* [WHAT IS ASKED] Write the material out again exactly.

++++ RECORDED DATA

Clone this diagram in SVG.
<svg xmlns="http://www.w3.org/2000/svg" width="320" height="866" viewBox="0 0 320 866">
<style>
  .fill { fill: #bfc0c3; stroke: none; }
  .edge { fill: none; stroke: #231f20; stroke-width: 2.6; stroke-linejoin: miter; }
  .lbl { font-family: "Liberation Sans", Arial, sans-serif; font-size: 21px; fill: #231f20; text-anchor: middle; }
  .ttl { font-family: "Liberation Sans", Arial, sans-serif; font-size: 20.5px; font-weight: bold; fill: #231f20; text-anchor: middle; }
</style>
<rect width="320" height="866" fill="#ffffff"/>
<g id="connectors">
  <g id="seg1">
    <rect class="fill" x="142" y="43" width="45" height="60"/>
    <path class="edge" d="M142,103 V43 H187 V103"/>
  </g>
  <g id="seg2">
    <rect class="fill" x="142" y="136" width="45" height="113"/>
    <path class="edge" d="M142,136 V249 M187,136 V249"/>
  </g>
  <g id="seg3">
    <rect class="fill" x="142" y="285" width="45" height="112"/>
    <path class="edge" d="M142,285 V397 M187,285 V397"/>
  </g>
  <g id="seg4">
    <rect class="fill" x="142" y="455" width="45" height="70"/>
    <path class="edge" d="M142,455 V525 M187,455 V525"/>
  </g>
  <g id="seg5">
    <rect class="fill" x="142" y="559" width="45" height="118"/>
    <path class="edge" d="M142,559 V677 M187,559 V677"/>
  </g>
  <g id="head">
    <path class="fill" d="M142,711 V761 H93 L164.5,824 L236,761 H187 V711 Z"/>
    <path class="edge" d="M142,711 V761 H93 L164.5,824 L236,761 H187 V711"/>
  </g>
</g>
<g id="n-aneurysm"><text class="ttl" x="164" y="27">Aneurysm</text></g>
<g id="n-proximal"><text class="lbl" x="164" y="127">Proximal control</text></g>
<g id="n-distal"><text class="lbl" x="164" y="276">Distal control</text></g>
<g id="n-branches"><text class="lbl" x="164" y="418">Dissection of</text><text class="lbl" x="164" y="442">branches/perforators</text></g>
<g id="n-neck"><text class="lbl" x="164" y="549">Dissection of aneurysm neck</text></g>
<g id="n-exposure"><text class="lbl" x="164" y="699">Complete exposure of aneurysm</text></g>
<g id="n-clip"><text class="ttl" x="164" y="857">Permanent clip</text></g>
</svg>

++++++++

* [EXPECTED ANSWER]
Clone this diagram in SVG.
<svg xmlns="http://www.w3.org/2000/svg" width="320" height="866" viewBox="0 0 320 866">
<style>
  .fill { fill: #bfc0c3; stroke: none; }
  .edge { fill: none; stroke: #231f20; stroke-width: 2.6; stroke-linejoin: miter; }
  .lbl { font-family: "Liberation Sans", Arial, sans-serif; font-size: 21px; fill: #231f20; text-anchor: middle; }
  .ttl { font-family: "Liberation Sans", Arial, sans-serif; font-size: 20.5px; font-weight: bold; fill: #231f20; text-anchor: middle; }
</style>
<rect width="320" height="866" fill="#ffffff"/>
<g id="connectors">
  <g id="seg1">
    <rect class="fill" x="142" y="43" width="45" height="60"/>
    <path class="edge" d="M142,103 V43 H187 V103"/>
  </g>
  <g id="seg2">
    <rect class="fill" x="142" y="136" width="45" height="113"/>
    <path class="edge" d="M142,136 V249 M187,136 V249"/>
  </g>
  <g id="seg3">
    <rect class="fill" x="142" y="285" width="45" height="112"/>
    <path class="edge" d="M142,285 V397 M187,285 V397"/>
  </g>
  <g id="seg4">
    <rect class="fill" x="142" y="455" width="45" height="70"/>
    <path class="edge" d="M142,455 V525 M187,455 V525"/>
  </g>
  <g id="seg5">
    <rect class="fill" x="142" y="559" width="45" height="118"/>
    <path class="edge" d="M142,559 V677 M187,559 V677"/>
  </g>
  <g id="head">
    <path class="fill" d="M142,711 V761 H93 L164.5,824 L236,761 H187 V711 Z"/>
    <path class="edge" d="M142,711 V761 H93 L164.5,824 L236,761 H187 V711"/>
  </g>
</g>
<g id="n-aneurysm"><text class="ttl" x="164" y="27">Aneurysm</text></g>
<g id="n-proximal"><text class="lbl" x="164" y="127">Proximal control</text></g>
<g id="n-distal"><text class="lbl" x="164" y="276">Distal control</text></g>
<g id="n-branches"><text class="lbl" x="164" y="418">Dissection of</text><text class="lbl" x="164" y="442">branches/perforators</text></g>
<g id="n-neck"><text class="lbl" x="164" y="549">Dissection of aneurysm neck</text></g>
<g id="n-exposure"><text class="lbl" x="164" y="699">Complete exposure of aneurysm</text></g>
<g id="n-clip"><text class="ttl" x="164" y="857">Permanent clip</text></g>
</svg>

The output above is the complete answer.